- Published: November 9, 2013
On Tuesday I got my second chance to serve as a poll worker for the Greene County Board of Elections. The day started early—an hour before the polls open at 0630—and ran until an hour after until the polls close at 7:30pm. My job was to set each Miami Township voter up with their proper ballet. I would either give them a paper ballot or code up a card to insert into electronic voting machines. On one occasion, I got to test my engineering skill helping the roving fixit guy debug a temperamental voting machine—an inner gear gone out of whack—but mostly the day indulged my social self. Sitting across from my own voting precinct, I had the pleasure of seeing friends and neighbors as they streamed in throughout the day and of connecting folks to their appropriate voting precinct. It’s not an eventful day—Thank goodness, right?—but one filled with warm encounters and general camaraderie. Energized by important levies and a crowded field of candidates, the voters kept us steady at work, and we spent a satisfying day manning the polls.
We were well provisioned in good food and blood-stirring caffeine which also helped. One of the precinct judges arranged for two coffee carafes delivered by the Spirited Goat, and I stocked our refrigerator with ginger beer from Tom’s Market. We had sticky cinnamon rolls for breakfast. beef stew and chicken noodle soup for lunch, and chips, pistachios, and hummus-dipped vegetables for snacks.

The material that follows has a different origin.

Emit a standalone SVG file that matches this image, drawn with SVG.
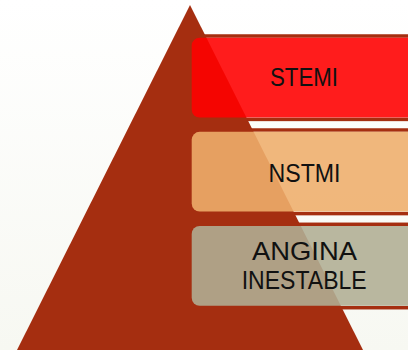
<svg xmlns="http://www.w3.org/2000/svg" width="408" height="350" viewBox="0 0 408 350">
<defs>
<linearGradient id="bg" x1="0" y1="0" x2="0" y2="1">
<stop offset="0" stop-color="#ffffff"/>
<stop offset="1" stop-color="#f7f8f2"/>
</linearGradient>
<style>
.band{fill:none;stroke:#a52e10;stroke-width:3.5}
.box{fill-opacity:0.89}
.lbl{font-family:"Liberation Sans",Arial,sans-serif;font-size:25px;fill:#111;text-anchor:middle}
</style>
</defs>
<rect x="0" y="0" width="408" height="350" fill="url(#bg)"/>
<g id="bands">
<rect class="band" x="186" y="36" width="240" height="83.4"/>
<rect class="band" x="186" y="130" width="240" height="83.6"/>
<rect class="band" x="186" y="224.3" width="240" height="83.4"/>
</g>
<g id="pyramid">
<polygon points="190,5 17,350 363,350" fill="#a52e10"/>
</g>
<g id="stemi">
<rect class="box" x="191.7" y="37.7" width="225" height="79.8" rx="8" fill="#ff0000"/>
<text class="lbl" x="304" y="86" textLength="68" lengthAdjust="spacingAndGlyphs">STEMI</text>
</g>
<g id="nstmi">
<rect class="box" x="191.7" y="131.8" width="225" height="79.8" rx="8" fill="#eeae6c"/>
<text class="lbl" x="304.5" y="181.7" textLength="72" lengthAdjust="spacingAndGlyphs">NSTMI</text>
</g>
<g id="angina">
<rect class="box" x="191.7" y="226" width="225" height="79.8" rx="8" fill="#b0ae94"/>
<text class="lbl" x="304.5" y="260" textLength="105" lengthAdjust="spacingAndGlyphs">ANGINA</text>
<text class="lbl" x="304.2" y="289" textLength="125" lengthAdjust="spacingAndGlyphs">INESTABLE</text>
</g>
</svg>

I took special notice of the stew and soup both kept warm in a crockpot. A couple of days before a friend asked if we could bring a dish for the annual election night Soup and Souls held in the Mills Lawn School gymnasium. We caveated our support on acquiring a crockpot for ourselves. I had a brought a crock pot into our marriage from my college days, but it was too small. After a little research on chow.com and Cook’s Illustrated, I invested in a 4-quart crock pot by Cuisinart recommended for its quality results in three modes: browning/sautéing, steaming, and, of course, its long slow simmer. Thus supplied, we renewed our promise to bring soup to election night.
First graders were tasked to bring desserts to the gathering, and my daughter insisted that she have something sweet to represent her class. So, Monday night, Jeremy and the kids baked a batch of brownies and set out a plate to take with them. My daughter’s insistence turned out to be fortunate as they did not go open handed. Jeremy did make a split pea soup but, misreading the cooker’s directions, started it too late. When I returned to the house at 8:30pm, the cooker greeted me with a beep completing its ministrations in time for Jeremy and I to share a bowl before we went to sleep.

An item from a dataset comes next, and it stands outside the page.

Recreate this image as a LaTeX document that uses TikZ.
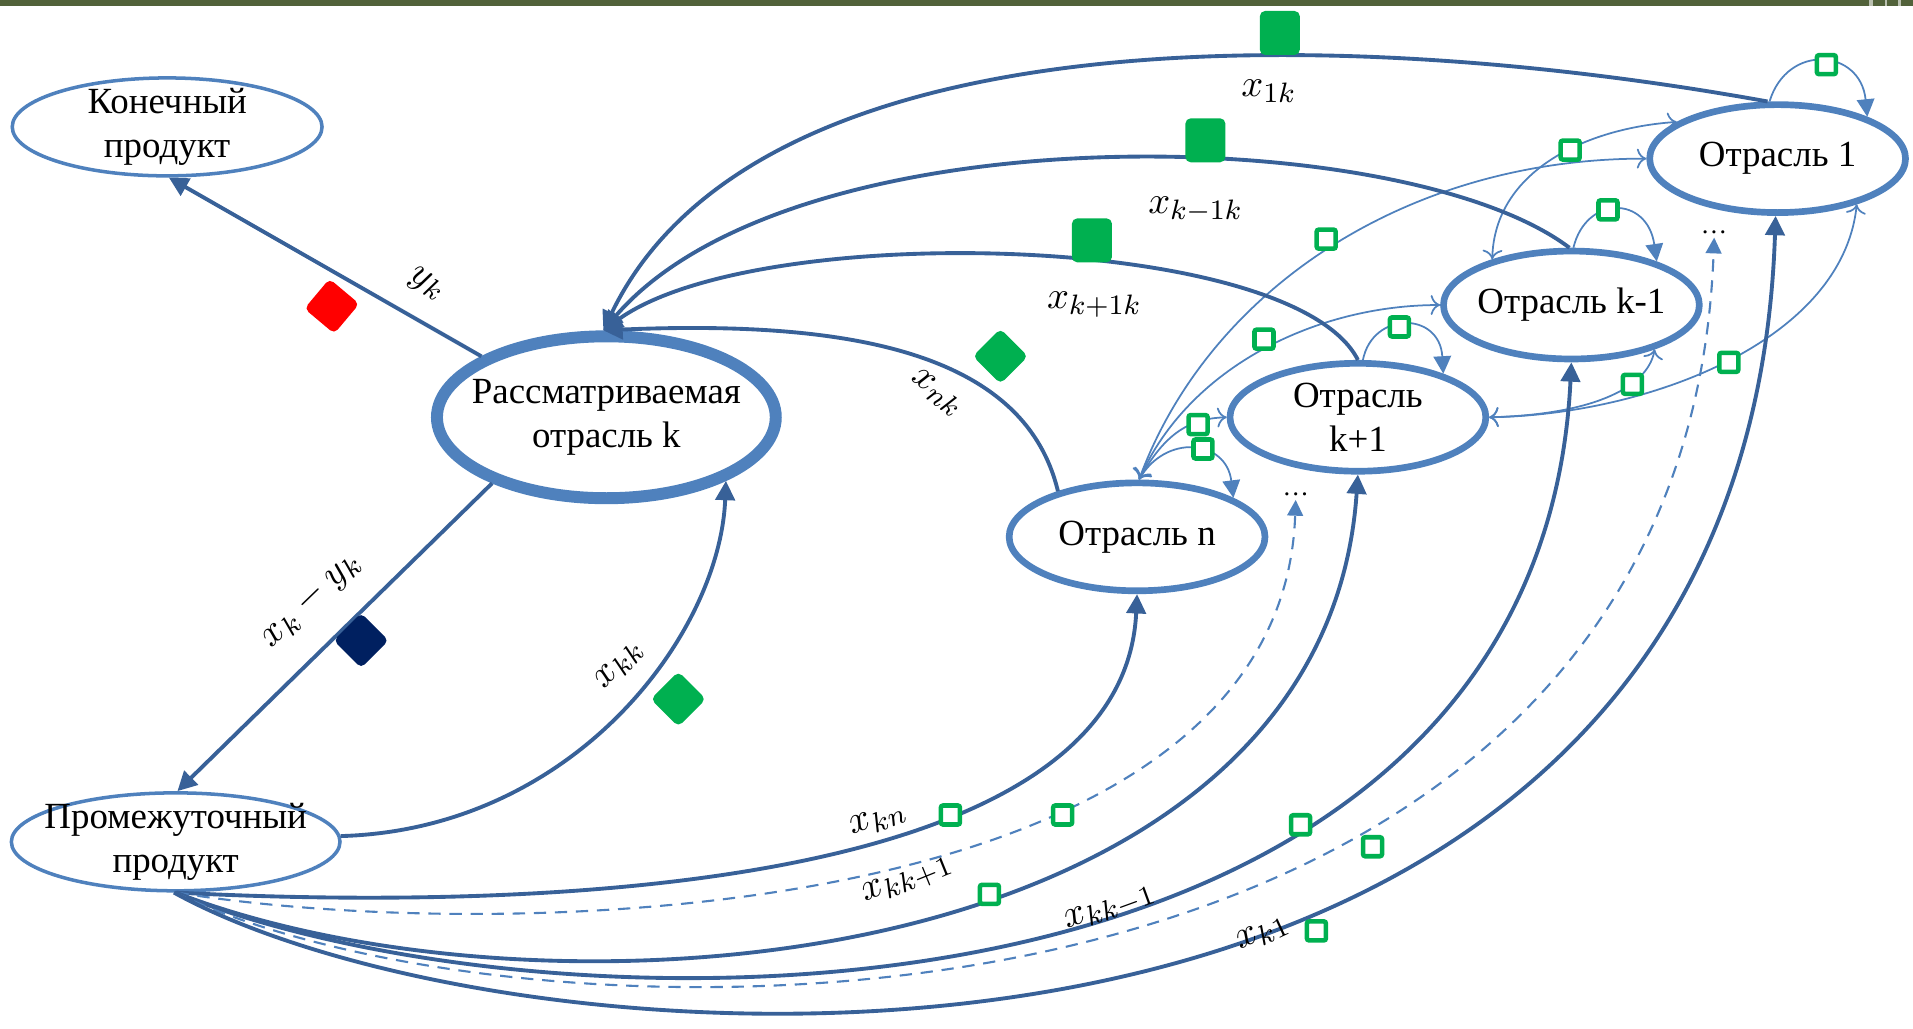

Enjoying his creation which I would have missed otherwise, I teased him for using the slow cooker. Admitting his mistake, he gave the cooker high marks as it allowed him to sauté the onions and garlic in the same dish and kept the flavors jealously close. At the end of the week, we did share our soup—its flavors even deeper than on Tuesday night—in a chicken dinner with friends. We look forward to many meals—soups, chili, even steamed dumplings—and many election nights with its curried favors.